Entries with chart source code:
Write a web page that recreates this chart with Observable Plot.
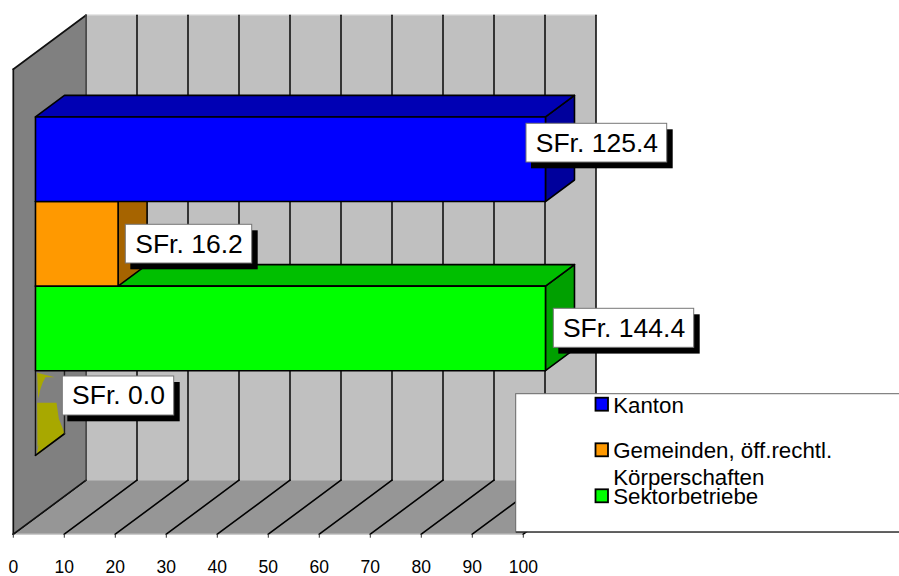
<!DOCTYPE html>
<html>
<head>
<meta charset="utf-8">
<style>html,body{margin:0;padding:0;background:#fff}svg{display:block}</style>
<script src="https://cdn.jsdelivr.net/npm/d3@7"></script>
<script src="https://cdn.jsdelivr.net/npm/@observablehq/plot@0.6"></script>
</head>
<body>
<div id="chart"></div>
<script>
// Data, bottom slot last
const categories = ["Kanton", "Gemeinden, öff.rechtl. Körperschaften", "Sektorbetriebe", ""];
const values = [125.4, 16.2, 144.4, 0.0];
const frontColors = ["#0000ff", "#ff9900", "#00ff00", "#a8a800"];
const topColors = ["#0000b4", "#b06b00", "#00bf00", "#8a8a00"];
const sideColors = ["#00009c", "#a66400", "#00a000", "#808000"];
const xTicks = [0, 10, 20, 30, 40, 50, 60, 70, 80, 90, 100];

// Layout of the oblique 3-D box, x in axis units, y in pixels above the floor edge
const W = 899, H = 576, X0 = 12.8, UNIT = 5.1, FLOOR = 533.7;
const DEPTH_X = 72.7 / UNIT, DEPTH_Y = 54, WALL = 465;
const BAR_D0 = 0.305, BAR_D1 = 0.704, BAR_TOP = 400.8, SLOT = 84.6;
const P = (v, level, d) => ({x: v + d * DEPTH_X, y: level + d * DEPTH_Y});
const px = (p) => (p - X0) / UNIT;
const py = (p) => FLOOR - p;
const poly = (pts, fill, stroke = "none", strokeWidth = 1.6) =>
  Plot.line(pts, {x: "x", y: "y", curve: "linear-closed", fill, stroke, strokeWidth, strokeLinejoin: "round"});
const seg = (a, b, stroke = "#000", strokeWidth = 1.6) =>
  Plot.line([a, b], {x: "x", y: "y", stroke, strokeWidth});

const marks = [];
// back wall, floor, left wall
marks.push(poly([P(0,0,1), P(100,0,1), P(100,WALL,1), P(0,WALL,1)], "#c0c0c0"));
marks.push(seg(P(0,WALL,1), P(100,WALL,1), "#d0d0d0", 1.2));
marks.push(poly([P(0,0,0), P(100,0,0), P(100,0,1), P(0,0,1)], "#969696"));
marks.push(seg(P(0,0,0), P(100,0,0), "#c4c4c4", 1.2));
for (const t of xTicks) {
  marks.push(seg(P(t,0,1), P(t,WALL,1), t === 0 ? "#444" : "#111"));
  marks.push(seg(P(t,0,0), P(t,0,1)));
}
marks.push(poly([P(0,0,0), P(0,0,1), P(0,WALL,1), P(0,WALL,0)], "#808080"));
marks.push(seg(P(0,0,0), P(0,WALL,0), "#111", 1.7));
marks.push(seg(P(0,WALL,0), P(0,WALL,1), "#111", 1.7));
marks.push(seg(P(0,0,0), P(0,0,1), "#111", 1.6));
marks.push(seg(P(0,0,1), P(0,WALL,1), "#444", 1.4));

// bars, lowest slot first so upper ones overlap
for (let i = values.length - 1; i >= 0; i--) {
  const v = Math.min(values[i], 100);
  const top = BAR_TOP - i * SLOT, bot = top - SLOT;
  if (v === 0) {
    // zero-length bar: only its broken end cap shows
    const outline = [P(0,bot,BAR_D0), P(0,top,BAR_D0), P(0,top,BAR_D1), P(0,bot,BAR_D1)];
    marks.push(poly(outline, "#808080"));
    const sx = (z) => px(25 + z / 3), sy = (z) => py(365 + z / 3);
    const shape = (a) => a.map(([x, y]) => ({x: sx(x), y: sy(y)}));
    marks.push(poly(shape([[35,22],[58,28],[88,35],[60,35],[52,50],[45,70],[38,100]]), frontColors[i]));
    marks.push(poly(shape([[35,112],[93,112],[100,160],[118,205],[33,270],[40,235],[36,245]]), frontColors[i]));
    marks.push(seg(outline[0], outline[1], "#111", 1.4));
    marks.push(seg(outline[0], outline[3], "#000", 1.7));
    marks.push(seg(outline[2], outline[3], "#222", 1.4));
    continue;
  }
  marks.push(poly([P(v,bot,BAR_D0), P(v,top,BAR_D0), P(v,top,BAR_D1), P(v,bot,BAR_D1)], sideColors[i], "#000"));
  marks.push(poly([P(0,top,BAR_D0), P(v,top,BAR_D0), P(v,top,BAR_D1), P(0,top,BAR_D1)], topColors[i], "#000"));
  marks.push(poly([P(0,bot,BAR_D0), P(v,bot,BAR_D0), P(v,top,BAR_D0), P(0,top,BAR_D0)], frontColors[i], "#000"));
}

// data labels: left, top, right, bottom of each white box, in pixels
const labelBoxes = [[526, 123.3, 666.7, 162], [125.3, 224.3, 251.7, 263], [553.3, 308.3, 693.7, 347.3], [62.3, 376, 173.7, 415]];
values.forEach((val, i) => {
  const [l, t, r, b] = labelBoxes[i];
  marks.push(Plot.rect([0], {x1: px(l + 5), x2: px(r + 6), y1: py(t + 6), y2: py(b + 6.3), fill: "#000"}));
  marks.push(Plot.rect([0], {x1: px(l), x2: px(r), y1: py(t), y2: py(b), fill: "#fff", stroke: "#777", strokeWidth: 1}));
  marks.push(Plot.text([`SFr. ${val.toFixed(1)}`], {
    x: px((l + r) / 2), y: py((t + b) / 2), text: (d) => d,
    fontFamily: "Liberation Sans", fontSize: 26.5, fill: "#000", textAnchor: "middle", lineAnchor: "middle"
  }));
});

// legend
marks.push(Plot.rect([0], {x1: px(515.7), x2: px(905), y1: py(393.7), y2: py(531.7), fill: "#fff", stroke: "#666", strokeWidth: 1}));
marks.push(seg({x: px(515.7), y: py(531.7)}, {x: px(899), y: py(531.7)}, "#222", 1));
const legendSwatchY = [397.7, 443.3, 489.3];
const legendLines = [
  [["Kanton", 412.7]],
  [["Gemeinden, öff.rechtl.", 457.7], ["Körperschaften", 484]],
  [["Sektorbetriebe", 503.3]]
];
legendLines.forEach((lines, i) => {
  const sy = legendSwatchY[i];
  marks.push(Plot.rect([0], {x1: px(595.5), x2: px(608), y1: py(sy), y2: py(sy + 13), fill: frontColors[i], stroke: "#000", strokeWidth: 1.8}));
  for (const [txt, base] of lines) {
    marks.push(Plot.text([txt], {
      x: px(612.7), y: py(base), text: (d) => d,
      fontFamily: "Liberation Sans", fontSize: 22.3, fill: "#000", textAnchor: "start", lineAnchor: "bottom", dy: 0
    }));
  }
});

// value axis
marks.push(Plot.axisX(xTicks, {
  anchor: "bottom", tickSize: 4, tickPadding: 22, label: null, stroke: "#333",
  fontFamily: "Liberation Sans", fontSize: 17.5, tickFormat: (d) => String(d)
}));

const chart = Plot.plot({
  width: W, height: H,
  marginLeft: X0, marginRight: W - X0 - 100 * UNIT, marginTop: 0, marginBottom: H - FLOOR,
  x: {domain: [0, 100], axis: null},
  y: {domain: [0, FLOOR], axis: null},
  style: {background: "#fff", color: "#000", overflow: "hidden"},
  marks
});
document.getElementById("chart").append(chart);
</script>
</body>
</html>
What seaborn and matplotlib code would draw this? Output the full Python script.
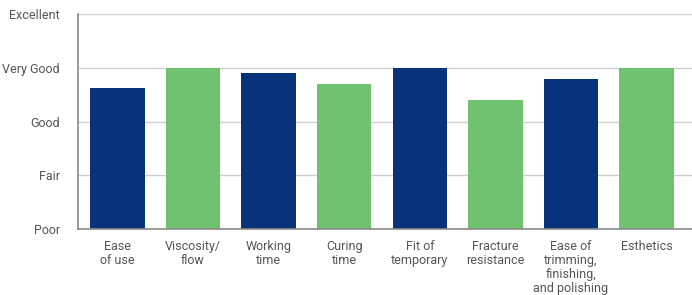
"""Rating bar chart for temporary crown material properties."""

import matplotlib.pyplot as plt
import pandas as pd
import seaborn as sns

categories = [
    "Ease\nof use",
    "Viscosity/\nflow",
    "Working\ntime",
    "Curing\ntime",
    "Fit of\ntemporary",
    "Fracture\nresistance",
    "Ease of\ntrimming,\nfinishing,\nand polishing",
    "Esthetics",
]
ratings = [2.63, 3.0, 2.91, 2.71, 3.0, 2.41, 2.80, 3.0]
rating_labels = ["Poor", "Fair", "Good", "Very Good", "Excellent"]
bar_colors = ["#08337a", "#70c270"] * 4

df = pd.DataFrame({"Property": categories, "Rating": ratings})

sns.set_style("white")
plt.rcParams["font.family"] = ["Liberation Sans Narrow", "Roboto", "DejaVu Sans"]

fig = plt.figure(figsize=(6.92, 2.95), dpi=100)
ax = fig.add_axes([78 / 692, 1 - 229 / 295, (692 - 78) / 692, (229 - 14.3) / 295])

sns.barplot(
    data=df,
    x="Property",
    y="Rating",
    hue="Property",
    palette=bar_colors,
    legend=False,
    width=0.72,
    saturation=1,
    linewidth=0,
    ax=ax,
)

ax.set_axisbelow(True)
ax.set_ylim(0, 4)
ax.set_xlim(-0.52, 7.6)
ax.set_yticks(range(5))
ax.set_yticklabels(rating_labels)
ax.yaxis.grid(True, color="#cfcfcf", linewidth=1.0)
ax.set_xlabel("")
ax.set_ylabel("")

for side in ["top", "right"]:
    ax.spines[side].set_visible(False)
for side in ["left", "bottom"]:
    ax.spines[side].set_color("#8a8a8a")
    ax.spines[side].set_linewidth(1.2)

ax.tick_params(axis="y", length=3, color="#8a8a8a", pad=10, labelsize=9,
               labelcolor="#555555")
ax.tick_params(axis="x", length=0, pad=8, labelsize=9, labelcolor="#555555")
for label in ax.get_xticklabels():
    label.set_verticalalignment("top")
    label.set_linespacing(1.1)

fig.savefig("out.png", dpi=100)
plt.close(fig)
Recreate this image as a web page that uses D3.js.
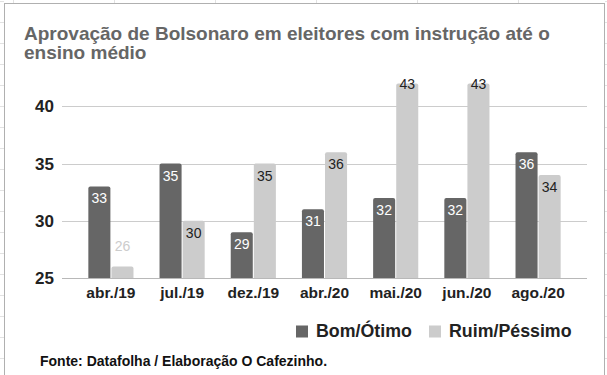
<!DOCTYPE html>
<html>
<head>
<meta charset="utf-8">
<script src="https://cdn.jsdelivr.net/npm/d3@7"></script>
<style>
  body { margin: 0; background: #fff; }
  svg { display: block; font-family: "Liberation Sans", Arial, sans-serif; }
</style>
</head>
<body>
<div id="chart"></div>
<script>
// data
const categories = ['abr./19', 'jul./19', 'dez./19', 'abr./20', 'mai./20', 'jun./20', 'ago./20'];
const seriesNames = ['Bom/Ótimo', 'Ruim/Péssimo'];
const bomOtimo = [33, 35, 29, 31, 32, 32, 36];
const ruimPessimo = [26, 30, 35, 36, 43, 43, 34];
const yTicks = [25, 30, 35, 40];

const width = 607, height = 375;
const colors = ['#666666', '#cccccc'];

const svg = d3.select('#chart').append('svg')
  .attr('width', width)
  .attr('height', height);

// spreadsheet grid peeking out behind the chart
const sheet = svg.append('g').attr('stroke', '#e2e2e2').attr('stroke-width', 1);
d3.range(13.5, width, 101).forEach(x => {
  sheet.append('line').attr('x1', x).attr('x2', x).attr('y1', 0).attr('y2', 3);
});
d3.range(1.5, height, 21).forEach(y => {
  sheet.append('line').attr('x1', 0).attr('x2', 4).attr('y1', y).attr('y2', y);
  sheet.append('line').attr('x1', 605).attr('x2', width).attr('y1', y).attr('y2', y);
});

// chart frame
svg.append('rect')
  .attr('x', 4.5).attr('y', 3.5)
  .attr('width', 600).attr('height', height + 10)
  .attr('fill', '#fff')
  .attr('stroke', '#b0b0b0');

// title
const title = svg.append('text')
  .attr('x', 24)
  .attr('fill', '#666')
  .style('font-size', '19px')
  .style('font-weight', 'bold');
title.append('tspan').attr('x', 24).attr('y', 40).text('Aprovação de Bolsonaro em eleitores com instrução até o');
title.append('tspan').attr('x', 24).attr('y', 59).text('ensino médio');

// scales
const x0 = d3.scaleBand()
  .domain(categories)
  .range([62, 587])
  .paddingInner(0.366)
  .paddingOuter(0.37);

const x1 = d3.scaleBand()
  .domain(seriesNames)
  .range([0, x0.bandwidth()])
  .paddingInner(0.045);

const y = d3.scaleLinear()
  .domain([25, 42])
  .range([278, 83.5]);

// gridlines
svg.append('g')
  .selectAll('line')
  .data(yTicks)
  .join('line')
  .attr('x1', 62).attr('x2', 587)
  .attr('y1', d => Math.round(y(d)) + 0.5)
  .attr('y2', d => Math.round(y(d)) + 0.5)
  .attr('stroke', d => d === 25 ? '#b8b8b8' : '#cccccc');

// y axis labels
const yAxis = svg.append('g')
  .attr('transform', 'translate(54,0)')
  .call(d3.axisLeft(y).tickValues(yTicks).tickSize(0).tickPadding(0));
yAxis.select('.domain').remove();
yAxis.selectAll('text')
  .attr('fill', '#222')
  .style('font-size', '17px')
  .style('font-weight', 'bold')
  .style('font-family', '"Liberation Sans", Arial, sans-serif');

// x axis labels
const xAxis = svg.append('g')
  .attr('transform', 'translate(0,287)')
  .call(d3.axisBottom(x0).tickSize(0).tickPadding(0));
xAxis.select('.domain').remove();
xAxis.selectAll('text')
  .attr('fill', '#222')
  .attr('dy', '0.71em')
  .style('font-size', '15.5px')
  .style('font-weight', 'bold')
  .style('font-family', '"Liberation Sans", Arial, sans-serif');

// bars
const rows = categories.map((c, i) => ({
  cat: c,
  vals: [
    { key: seriesNames[0], value: bomOtimo[i], s: 0 },
    { key: seriesNames[1], value: ruimPessimo[i], s: 1 }
  ]
}));

// bar with rounded top corners
function barPath(x, top, w, bottom, r) {
  return `M${x},${bottom}V${top + r}Q${x},${top} ${x + r},${top}H${x + w - r}Q${x + w},${top} ${x + w},${top + r}V${bottom}Z`;
}

const groups = svg.append('g')
  .selectAll('g')
  .data(rows)
  .join('g')
  .attr('transform', d => `translate(${x0(d.cat)},0)`);

const yMax = y.domain()[1];

groups.selectAll('path')
  .data(d => d.vals)
  .join('path')
  .attr('d', d => barPath(x1(d.key), y(Math.min(d.value, yMax)), x1.bandwidth(), y(25), 2))
  .attr('fill', d => colors[d.s]);

// value labels
groups.selectAll('text')
  .data(d => d.vals)
  .join('text')
  .attr('x', d => x1(d.key) + x1.bandwidth() / 2)
  .attr('y', d => {
    if (d.value > yMax) return y(yMax) + 5.5;
    if (y(25) - y(d.value) < 20) return y(d.value) - 16;
    return y(d.value) + 17;
  })
  .attr('text-anchor', 'middle')
  .attr('fill', d => {
    if (y(25) - y(d.value) < 20) return colors[d.s];
    return d.s === 0 ? '#ffffff' : '#222222';
  })
  .style('font-size', '14px')
  .text(d => d.value);

// legend
const legend = svg.append('g');
const legendItems = [
  { name: seriesNames[0], x: 296, color: colors[0] },
  { name: seriesNames[1], x: 429, color: colors[1] }
];
legendItems.forEach(it => {
  legend.append('rect')
    .attr('x', it.x).attr('y', 325.5)
    .attr('width', 12).attr('height', 12)
    .attr('fill', it.color);
  legend.append('text')
    .attr('x', it.x + 20).attr('y', 336.5)
    .attr('fill', '#222')
    .style('font-size', '17.8px')
    .style('font-weight', 'bold')
    .text(it.name);
});

// source note
svg.append('text')
  .attr('x', 40).attr('y', 366)
  .attr('fill', '#111')
  .style('font-size', '14px')
  .style('font-weight', 'bold')
  .text('Fonte: Datafolha / Elaboração O Cafezinho.');
</script>
</body>
</html>
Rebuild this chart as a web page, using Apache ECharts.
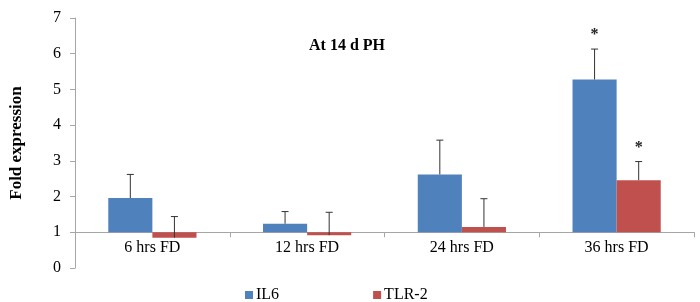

Exercise brief: Only a number is wanted: how many lines of the material above hold "that"?

Response to the task: 2